Look through the data below. Show each line where the string "this" occurs.
Start of DATASET RECORDS
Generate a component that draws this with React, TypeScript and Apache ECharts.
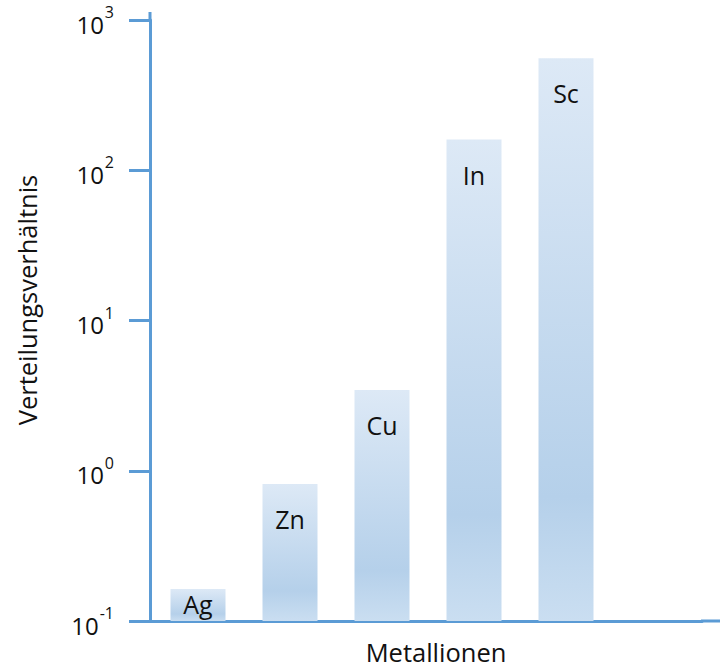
import React, { useEffect, useRef } from "react";
import * as echarts from "echarts";

const categories = ["Ag", "Zn", "Cu", "In", "Sc", ""];
const metals = ["Ag", "Zn", "Cu", "In", "Sc"];
const values = [0.163, 0.817, 3.45, 160, 556];
const yTickExponents = ["-1", "0", "1", "2", "3"];
const xTitle = "Metallionen";
const yTitle = "Verteilungsverhältnis";

const AXIS_BLUE = "#5b9bd5";
const FONT = "'Open Sans', 'Noto Sans', sans-serif";
const Y_MIN = 0.1;

export default function App() {
  const ref = useRef<HTMLDivElement>(null);
  useEffect(() => {
    if (!ref.current) return;
    const chart = echarts.init(ref.current, null, { renderer: "svg" });
    const gridLeft = 150;
    const gridTop = 20;
    const gridBottom = 49;
    const gridRight = 18;
    const barWidth = 55;
    const makeFill = () =>
      new echarts.graphic.LinearGradient(0, 0, 0, 1, [
        { offset: 0, color: "#dde9f6" },
        { offset: 0.78, color: "#b5d0ea" },
        { offset: 1, color: "#cadef1" },
      ]);
    chart.setOption({
      animation: false,
      backgroundColor: "#ffffff",
      grid: { left: gridLeft, top: gridTop, bottom: gridBottom, right: gridRight, containLabel: false },
      xAxis: {
        type: "category",
        data: categories,
        boundaryGap: true,
        axisLine: { show: true, lineStyle: { color: AXIS_BLUE, width: 3 } },
        axisTick: { show: false },
        axisLabel: { show: false },
        splitLine: { show: false },
      },
      yAxis: {
        type: "log",
        logBase: 10,
        min: Y_MIN,
        max: 1000,
        axisLine: { show: true, lineStyle: { color: AXIS_BLUE, width: 3 } },
        axisTick: { show: true, length: 21, inside: false, lineStyle: { color: AXIS_BLUE, width: 3 } },
        splitLine: { show: false },
        axisLabel: {
          margin: 36,
          formatter: (v: number) => {
            const e = Math.round(Math.log10(v));
            const s = yTickExponents.find((x) => Number(x) === e) ?? String(e);
            return "{b|10}{s|" + s + "}";
          },
          rich: {
            b: { fontSize: 24, fontFamily: FONT, color: "#111", lineHeight: 32, verticalAlign: "bottom" },
            s: { fontSize: 16, fontFamily: FONT, color: "#111", lineHeight: 32, verticalAlign: "top", padding: [0, 0, 0, 1] },
          },
        },
      },
      series: [
        {
          type: "custom",
          data: values.map((v, i) => [i, v]),
          encode: { x: 0, y: 1 },
          renderItem: (params: any, api: any) => {
            const idx = api.value(0);
            const v = api.value(1);
            const top = api.coord([idx, v]);
            const base = api.coord([idx, Y_MIN]);
            const h = base[1] - top[1];
            const cx = top[0] + 2;
            const labelY = h < 60 ? (top[1] + base[1]) / 2 - 1 : top[1] + 35;
            return {
              type: "group",
              children: [
                {
                  type: "rect",
                  shape: { x: cx - barWidth / 2, y: top[1], width: barWidth, height: h },
                  style: { fill: makeFill() },
                },
                {
                  type: "text",
                  x: cx,
                  y: labelY,
                  style: {
                    text: metals[params.dataIndex],
                    fontSize: 25,
                    fontFamily: FONT,
                    fill: "#111",
                    align: "center",
                    verticalAlign: "middle",
                  },
                },
              ],
            };
          },
        },
      ],
      graphic: [
        {
          type: "line",
          shape: { x1: 720 - gridRight - 1, y1: 670 - gridBottom, x2: 720, y2: 670 - gridBottom },
          style: { stroke: AXIS_BLUE, lineWidth: 3 },
        },
        {
          type: "line",
          shape: { x1: gridLeft, y1: 12, x2: gridLeft, y2: gridTop + 1 },
          style: { stroke: AXIS_BLUE, lineWidth: 3 },
        },
        {
          type: "text",
          x: 27,
          y: 300,
          rotation: Math.PI / 2,
          style: {
            text: yTitle,
            fontSize: 25.5,
            fontFamily: FONT,
            fill: "#111",
            align: "center",
            verticalAlign: "middle",
          },
        },
        {
          type: "text",
          x: 436,
          y: 652,
          style: {
            text: xTitle,
            fontSize: 25.5,
            lineHeight: 28,
            fontFamily: FONT,
            fill: "#111",
            align: "center",
            verticalAlign: "middle",
          },
        },
      ],
    });
    return () => chart.dispose();
  }, []);
  return (
    <div
      ref={ref}
      style={{ position: "fixed", left: 0, top: 0, width: 720, height: 670, background: "#fff" }}
    />
  );
}
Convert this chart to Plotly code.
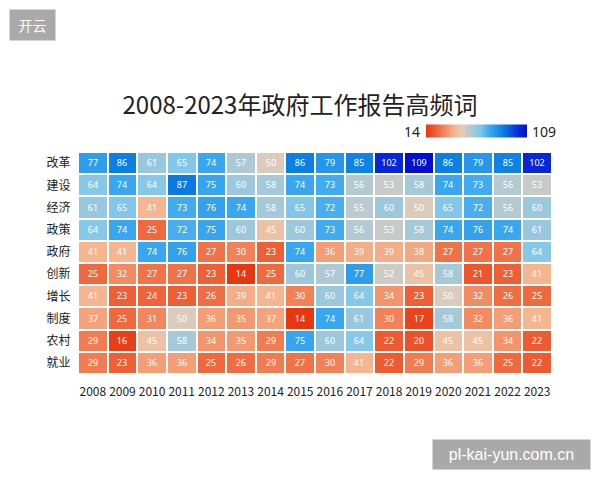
import plotly.graph_objects as go

years = [str(y) for y in range(2008, 2024)]
words = ["改革", "建设", "经济", "政策", "政府", "创新", "增长", "制度", "农村", "就业"]

v_gaige   = [77, 86, 61, 65, 74, 57, 50, 86, 79, 85, 102, 109, 86, 79, 85, 102]
v_jianshe = [64, 74, 64, 87, 75, 60, 58, 74, 73, 56, 53, 58, 74, 73, 56, 53]
v_jingji  = [61, 65, 41, 73, 76, 74, 58, 65, 72, 55, 60, 50, 65, 72, 56, 60]
v_zhengce = [64, 74, 25, 72, 75, 60, 45, 60, 73, 56, 53, 58, 74, 76, 74, 61]
v_zhengfu = [41, 41, 74, 76, 27, 30, 23, 74, 36, 39, 39, 38, 27, 27, 27, 64]
v_chuangxin = [25, 32, 27, 27, 23, 14, 25, 60, 57, 77, 52, 45, 58, 21, 23, 41]
v_zengzhang = [41, 23, 24, 23, 26, 39, 41, 30, 60, 64, 34, 23, 50, 32, 26, 25]
v_zhidu   = [37, 25, 31, 50, 36, 35, 37, 14, 74, 61, 30, 17, 58, 32, 36, 41]
v_nongcun = [29, 16, 45, 58, 34, 35, 29, 75, 60, 64, 22, 20, 45, 45, 34, 22]
v_jiuye   = [29, 23, 36, 36, 25, 26, 29, 27, 30, 41, 22, 29, 36, 36, 25, 22]

z = [v_gaige, v_jianshe, v_jingji, v_zhengce, v_zhengfu,
     v_chuangxin, v_zengzhang, v_zhidu, v_nongcun, v_jiuye]
zmin, zmax = 14, 109

colorscale = [
    [0.0, "#e8360f"],
    [0.12, "#f06a40"],
    [0.28, "#f5b58e"],
    [0.36, "#e6ccb6"],
    [0.46, "#a8c9d8"],
    [0.54, "#80c6ea"],
    [0.63, "#3aa8f0"],
    [0.76, "#0a7ee2"],
    [0.92, "#0a28d8"],
    [1.0, "#0010d0"],
]

L, R, T, B = 78, 48, 152, 106
PW, PH = 600 - L - R, 480 - T - B

def px(x):
    return (x - L) / PW

def py(y):
    return (480 - B - y) / PH

fig = go.Figure(go.Heatmap(
    z=z, x=years, y=words,
    zmin=zmin, zmax=zmax,
    colorscale=colorscale,
    xgap=2, ygap=2,
    texttemplate="%{z}",
    textfont=dict(color="white", size=9, family="Noto Sans"),
    colorbar=dict(
        orientation="h",
        thickness=13, thicknessmode="pixels",
        len=101, lenmode="pixels",
        x=px(476.5), xanchor="center",
        y=py(131.5), yanchor="middle",
        xpad=0, ypad=0,
        outlinewidth=0,
        showticklabels=False, ticks="",
    ),
))

fig.update_layout(
    width=600, height=480,
    margin=dict(l=L, r=R, t=T, b=B),
    paper_bgcolor="white", plot_bgcolor="white",
    font=dict(family="Noto Sans CJK SC", color="#222"),
    title=dict(text="2008-2023年政府工作报告高频词", x=0.5, xanchor="center",
               y=1 - 106 / 480, yanchor="middle",
               font=dict(size=24, color="#222", family="Noto Sans CJK SC")),
    xaxis=dict(showgrid=False, zeroline=False, ticks="outside", ticklen=7,
               tickcolor="rgba(0,0,0,0)", tickfont=dict(size=12, color="#222"),
               side="bottom", type="category"),
    yaxis=dict(showgrid=False, zeroline=False, ticks="outside", ticklen=4,
               tickcolor="rgba(0,0,0,0)", autorange="reversed",
               tickfont=dict(size=12, color="#222"), type="category"),
    annotations=[
        dict(text="14", xref="paper", yref="paper", x=px(422), y=py(131.5),
             xanchor="right", yanchor="middle", showarrow=False,
             font=dict(size=14, color="#222", family="Noto Sans")),
        dict(text="109", xref="paper", yref="paper", x=px(530), y=py(131.5),
             xanchor="left", yanchor="middle", showarrow=False,
             font=dict(size=14, color="#222", family="Noto Sans")),
        dict(text="开云", xref="paper", yref="paper", x=px(32), y=py(25),
             xanchor="center", yanchor="middle", showarrow=False, bgcolor="#a9a9a9",
             width=35, height=20, borderpad=5, font=dict(size=14, color="white")),
        dict(text="pl-kai-yun.com.cn", xref="paper", yref="paper", x=px(511.5),
             y=py(454.5), xanchor="center", yanchor="middle", showarrow=False,
             bgcolor="#a9a9a9", width=147, height=19, borderpad=5,
             font=dict(size=16, color="white", family="Liberation Sans")),
    ],
)

fig.write_html("out.html")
End of DATASET RECORDS
* _EXERCISE RESULT_
Generate a component that draws this with React, TypeScript and Apache ECharts.
Convert this chart to Plotly code.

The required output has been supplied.